On 3rd and 6, the Niners sent the house to try and force a mistake (similar to what Spags had done to Purdy late in the 4th quarter). The snap was low to add to the difficulty. But Mahomes, ever calm, read it perfectly and simply waited a beat before firing it over the blitzers’ heads to Rashee Rice.
One play later, Mahomes thought he might have a home run ball to go for the win… and didn’t take the shot. Instead, he checked down for a short gain and lived to fight another down. And of course, it was those next few downs (a screen and then his scramble) that put the Chiefs in position to win the game.
Want to prove you’re the greatest? Do it every imaginable way. Win with your arm talent. Win with your legs. Win with your mind. And finally, win with your discipline, with your willingness to morph into whatever you need to be in the moment. And that’s what Mahomes, at 28 years old, has become. The Chiefs needed a different sort of quarterback to win it all this year, so that’s what he became. And that, along with so many other things, is what makes him genuinely great.
Andy Reid, Steve Spagnuolo, Chris Jones, Travis Kelce, Patrick Mahomes. They will forever be connected with one of the greatest dynasties the NFL has ever seen. That’s not an opinion, it’s a fact. A fact that I didn’t believe would ever be more than just a dream until the moment I watched Mahomes running towards Hardman with his arms in the air.

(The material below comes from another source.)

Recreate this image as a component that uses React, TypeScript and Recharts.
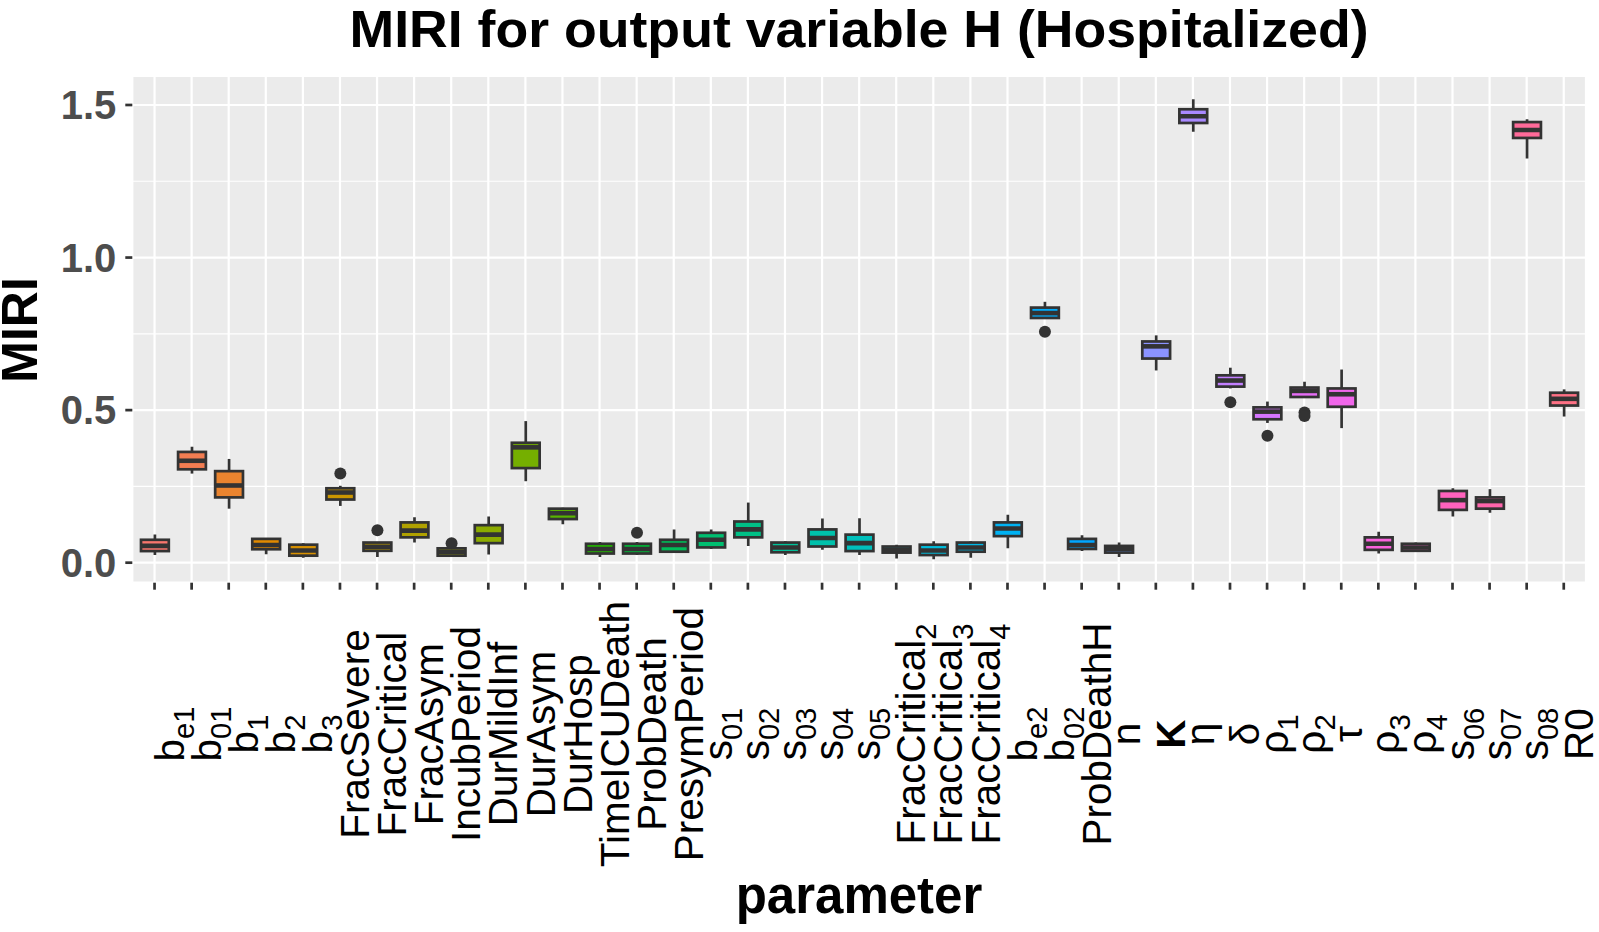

It’s a great dynasty to be a Chiefs fan.
Thank you for everything you've done this year, Seth
I know they're not thought of the same way, but we need to add Butker to this list. He's been as important, and clutch, as any kicker in my memory(maybe Venaterri).
On a personal note: Thank you Seth! Your analysis this year has been fantastic! I've enjoyed your writing for years. I can't imagine you wanting to give up your day job, but I hope that enough people catch on, and join in, to make it possible for you to do this full time someday if you ever decide that's what you want to do with your time.